Kadın cinayetlerine, cinsel saldırılara ve şiddete karşı toplumun bir tarafında duyarlılık gelişirken, bir tarafında da toplumsal gericilik birikiminin en uç ifadelerinden biri olan kadın düşmanlığı en vahşi biçimlerle karşımıza çıkabiliyor.
Bugün basına düşen ikli kadın cinayeti haberi bu vahşetin kazandığı boyutlar konusunda uyarıcı olduğu kadar sarsıcı da…
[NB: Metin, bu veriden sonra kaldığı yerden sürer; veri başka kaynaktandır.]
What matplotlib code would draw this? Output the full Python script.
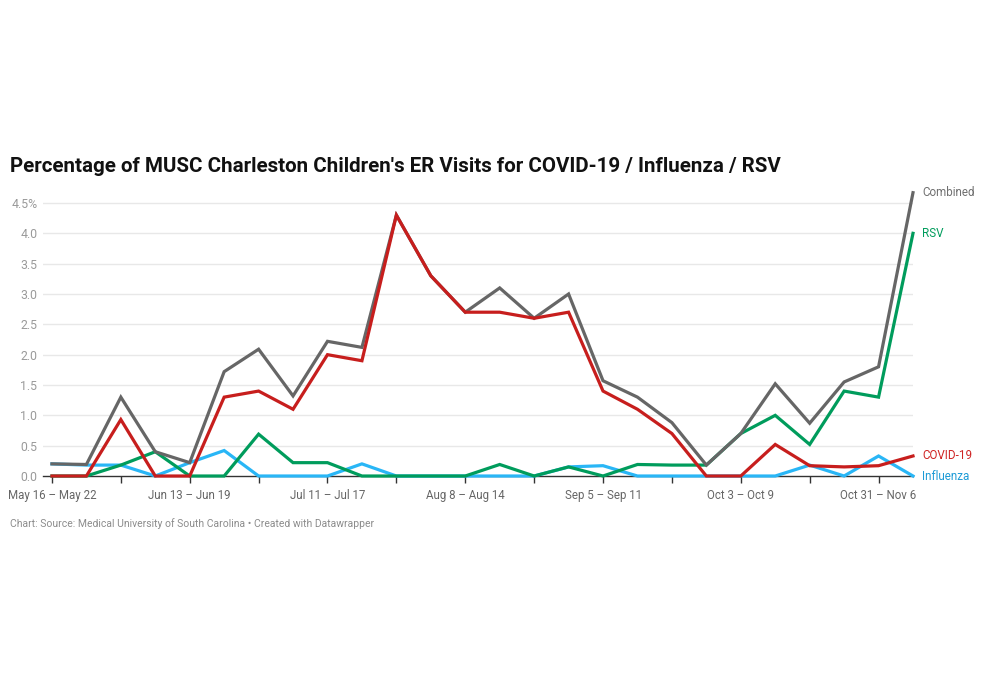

Cinayetlerden biri Erzurum Sarıkamış’ta yaşandı. Barış Alkan (30) isimli erkek 8 aylık hamile eşi Sezen Alkan’ı (23) bıçakladıktan sonra kaçtı. Tartışma sonrasında yaşanan bu vahşette Sezen Alkan hayatını kaybederken, karnındaki bebek sağ kurtarılabildi.
Kaçarak ormanda saklanan Alkan da bir süre sonra yakalanarak, Sarıkamış Emniyet Müdürlüğüne götürüldü.
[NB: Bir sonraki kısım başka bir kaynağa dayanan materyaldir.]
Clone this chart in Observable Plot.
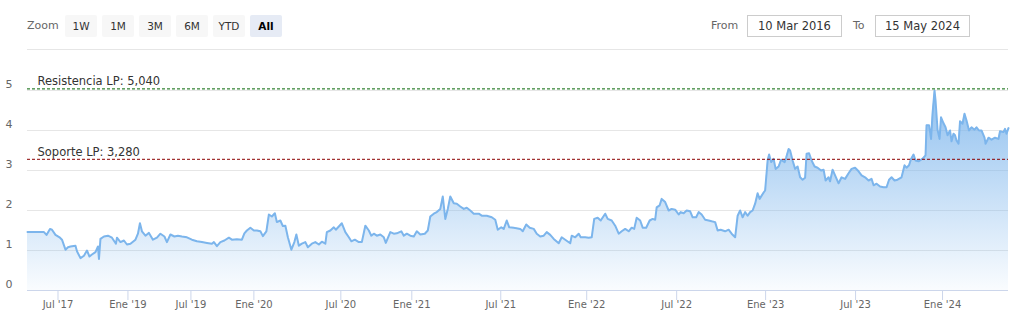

Maraş’ta bir kadın evinde işkenceyle katledildi
Diğer cinayet de Maraş’ın Dulkadiroğlu ilçesinde yaşandı.
Burda da 80 yaşındaki Hanife Akdişli, evinde işkence edilerek katledilmiş bulundu.
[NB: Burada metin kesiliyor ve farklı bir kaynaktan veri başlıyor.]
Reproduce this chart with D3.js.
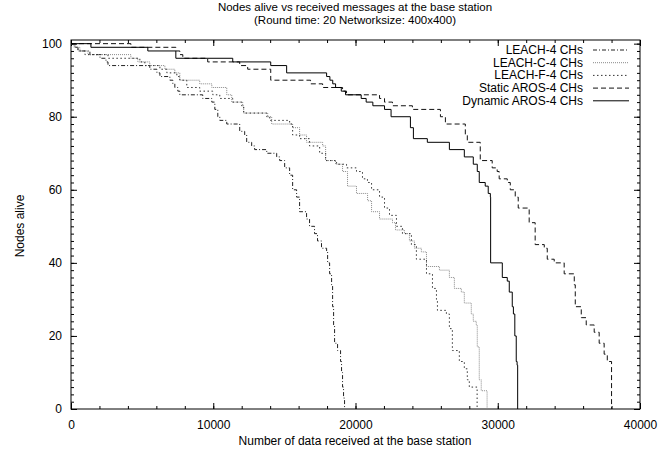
<!DOCTYPE html>
<html>
<head>
<meta charset="utf-8">
<script src="https://cdn.jsdelivr.net/npm/d3@7"></script>
<style>
  html, body { margin: 0; padding: 0; background: #fff; }
  svg { display: block; font-family: "Liberation Sans", Arial, Helvetica, sans-serif; }
</style>
</head>
<body>
<div id="chart"></div>
<script>
// Nodes alive vs received messages (gnuplot-like step curves)

const seriesNames = ["LEACH-4 CHs", "LEACH-C-4 CHs", "LEACH-F-4 CHs", "Static AROS-4 CHs", "Dynamic AROS-4 CHs"];

const xTicks = [0, 10000, 20000, 30000, 40000];
const yTicks = [0, 20, 40, 60, 80, 100];

// [data received, nodes alive]
const leach4 = [[0,100],[280,99],[490,98],[1330,97],[2040,96],[2460,95],[2600,94],[5540,93],[6040,92],[6250,91],[6950,90],[7160,89],[7300,88],[7510,87],[7650,86],[9260,85],[9900,84],[10110,82],[10320,80],[10460,79],[10950,78],[11860,76],[12210,75],[12350,73],[12700,72],[12910,71],[13760,70],[14460,69],[14670,68],[15020,66],[15370,64],[15580,60],[15860,58],[16070,54],[16560,52],[16770,50],[17120,48],[17330,46],[17610,44],[17970,43],[18040,40],[18180,37],[18320,34],[18390,28],[18460,23],[18530,18],[18740,16],[18950,13],[19020,10],[19090,6],[19160,3],[19230,0]];

const leachC = [[0,100],[210,99],[630,98],[1190,97],[4210,96],[4700,95],[5540,94],[6600,93],[7300,92],[7650,90],[9050,89],[9900,88],[10950,86],[11300,84],[12070,83],[12140,81],[13830,80],[14110,78],[15580,77],[16070,75],[16560,73],[17690,72],[17900,68],[18600,67],[19090,65],[19440,61],[20070,59],[20850,57],[21130,54],[21690,52],[22600,51],[22810,49],[23440,48],[23790,46],[24140,44],[24630,43],[24990,39],[25900,38],[26600,36],[26950,33],[27440,32],[27650,29],[28140,26],[28280,24],[28490,23],[28560,17],[28700,8],[28840,5],[29250,0]];

const leachF = [[0,100],[280,99],[490,98],[980,97],[2600,96],[4840,95],[5190,94],[6250,93],[6740,92],[7440,91],[7650,90],[8140,88],[9050,87],[9970,86],[10460,85],[11370,84],[12000,83],[12140,81],[13760,80],[13970,79],[15370,78],[15580,75],[16070,74],[16770,72],[17480,70],[17900,68],[18670,67],[19370,66],[20070,65],[20490,63],[20840,62],[21130,60],[21690,58],[22040,55],[22390,53],[22880,50],[23300,48],[23930,45],[24280,41],[24990,37],[25410,33],[25690,30],[25760,27],[26390,26],[26600,22],[26810,16],[27300,13],[27650,11],[27860,8],[28000,6],[28550,0]];

const staticAros = [[0,100],[4210,99],[7370,98],[7650,97],[7860,96],[9610,95],[11860,94],[12420,93],[14040,90],[16840,89],[17690,88],[19090,87],[19370,86],[21690,85],[22040,84],[22600,83],[24000,82],[25970,80],[26320,78],[27720,75],[27860,73],[28770,68],[29610,66],[29960,65],[30100,63],[30670,62],[30880,60],[31230,58],[31440,55],[32210,51],[32630,45],[33270,44],[33480,41],[33970,40],[34670,37],[35380,34],[35450,28],[35870,25],[36220,23],[36780,21],[37130,18],[37480,15],[37700,13],[38000,0]];

const dynamicAros = [[0,100],[1400,99],[5400,98],[7370,96],[11370,95],[14040,94],[15160,92],[17970,91],[18200,90],[18400,89],[18600,88],[19000,87],[19300,86],[20400,85],[20750,84],[21220,83],[22040,82],[22500,80],[23860,77],[24070,74],[25050,73],[26600,71],[27650,69],[28280,67],[28560,65],[28700,62],[29120,61],[29330,59],[29480,58],[29500,40],[30320,36],[30670,35],[30810,32],[31020,28],[31100,26],[31200,20],[31300,13],[31360,12],[31400,0]];

const allSeries = [leach4, leachC, leachF, staticAros, dynamicAros];

const styles = [
  { stroke: "#222", dash: "4,2,1,2" },
  { stroke: "#888", dash: "1,1" },
  { stroke: "#333", dash: "1.5,2.5" },
  { stroke: "#111", dash: "5,3" },
  { stroke: "#000", dash: null }
];

const width = 663, height = 454;
const margin = { top: 40, right: 23, bottom: 45, left: 71 };
const innerW = width - margin.left - margin.right;
const innerH = height - margin.top - margin.bottom;
const fs = "12px";

const svg = d3.select("#chart").append("svg")
  .attr("width", width)
  .attr("height", height);

svg.append("rect").attr("width", width).attr("height", height).attr("fill", "#fff");

const g = svg.append("g").attr("transform", `translate(${margin.left},${margin.top})`);

const x = d3.scaleLinear().domain([0, 40000]).range([0, innerW]);
const y = d3.scaleLinear().domain([0, 101]).range([innerH, 0]);

const xMinor = d3.range(0, 40001, 2000);
const yMinor = d3.range(0, 101, 2);

// --- Axes (ticks inward, mirrored) ---
function styleAxis(sel) {
  sel.select(".domain").remove();
  sel.selectAll("line").attr("stroke", "#000");
  sel.selectAll("text").attr("fill", "#000").style("font-size", fs);
}

g.append("g").attr("transform", `translate(0,${innerH})`)
  .call(d3.axisBottom(x).tickValues(xMinor).tickSize(-3).tickFormat(""))
  .call(styleAxis);
g.append("g").attr("transform", `translate(0,${innerH})`)
  .call(d3.axisBottom(x).tickValues(xTicks).tickSize(-6).tickPadding(11).tickFormat(d3.format("d")))
  .call(styleAxis);
g.append("g")
  .call(d3.axisTop(x).tickValues(xMinor).tickSize(-3).tickFormat(""))
  .call(styleAxis);
g.append("g")
  .call(d3.axisTop(x).tickValues(xTicks).tickSize(-6).tickFormat(""))
  .call(styleAxis);

g.append("g")
  .call(d3.axisLeft(y).tickValues(yMinor).tickSize(-3).tickFormat(""))
  .call(styleAxis);
g.append("g")
  .call(d3.axisLeft(y).tickValues(yTicks).tickSize(-6).tickPadding(9).tickFormat(d3.format("d")))
  .call(styleAxis);
g.append("g").attr("transform", `translate(${innerW},0)`)
  .call(d3.axisRight(y).tickValues(yMinor).tickSize(-3).tickFormat(""))
  .call(styleAxis);
g.append("g").attr("transform", `translate(${innerW},0)`)
  .call(d3.axisRight(y).tickValues(yTicks).tickSize(-6).tickFormat(""))
  .call(styleAxis);

// border
g.append("rect")
  .attr("width", innerW).attr("height", innerH)
  .attr("fill", "none").attr("stroke", "#000").attr("stroke-width", 1);

// --- Lines ---
const line = d3.line()
  .x(d => x(d[0]))
  .y(d => y(d[1]))
  .curve(d3.curveStepAfter);

allSeries.forEach((data, i) => {
  g.append("path")
    .datum(data)
    .attr("fill", "none")
    .attr("stroke", styles[i].stroke)
    .attr("stroke-width", 1)
    .attr("stroke-dasharray", styles[i].dash)
    .attr("d", line);
});

// --- Legend ---
const legend = svg.append("g").attr("transform", "translate(583,50)");
seriesNames.forEach((name, i) => {
  const row = legend.append("g").attr("transform", `translate(0,${i * 12.7})`);
  row.append("text")
    .attr("x", 0).attr("y", 4)
    .attr("text-anchor", "end")
    .style("font-size", fs)
    .text(name);
  row.append("line")
    .attr("x1", 10).attr("x2", 46)
    .attr("stroke", styles[i].stroke)
    .attr("stroke-dasharray", styles[i].dash);
});

// --- Titles ---
svg.append("text")
  .attr("x", 355).attr("y", 11)
  .attr("text-anchor", "middle")
  .style("font-size", "11.5px")
  .text("Nodes alive vs received messages at the base station");
svg.append("text")
  .attr("x", 355).attr("y", 24)
  .attr("text-anchor", "middle")
  .style("font-size", "11.5px")
  .text("(Round time: 20 Networksize: 400x400)");

svg.append("text")
  .attr("x", 355).attr("y", 445)
  .attr("text-anchor", "middle")
  .style("font-size", fs)
  .text("Number of data received at the base station");

svg.append("text")
  .attr("transform", "rotate(-90)")
  .attr("x", -226).attr("y", 24)
  .attr("text-anchor", "middle")
  .style("font-size", fs)
  .text("Nodes alive");
</script>
</body>
</html>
Toplumsal gericilik birikiminin tarihsel gelişmeyle çarpıştığı ve itiraz eden her kadının -itirazın düzeyinden ve niteliğinden de bağımsız olarak- şiddete maruz kalıp öldürülebildiği bu koşullarda, kadın cinayetlerinin biçiminde yaşanan bu çarpıcı gelişmeler toplumsal krizin de boyutlarını ortaya koyuyor.
Kadın cinayetlerinin giderek tasarlanan, işkenceyle birleştirilen bir nitelik kazanması mevcut krizin doğru bir temelde örgütlenememesi durumda nasıl bir bataklığa dönüşeceği konusunda sarsıcı uyarılar veriyor.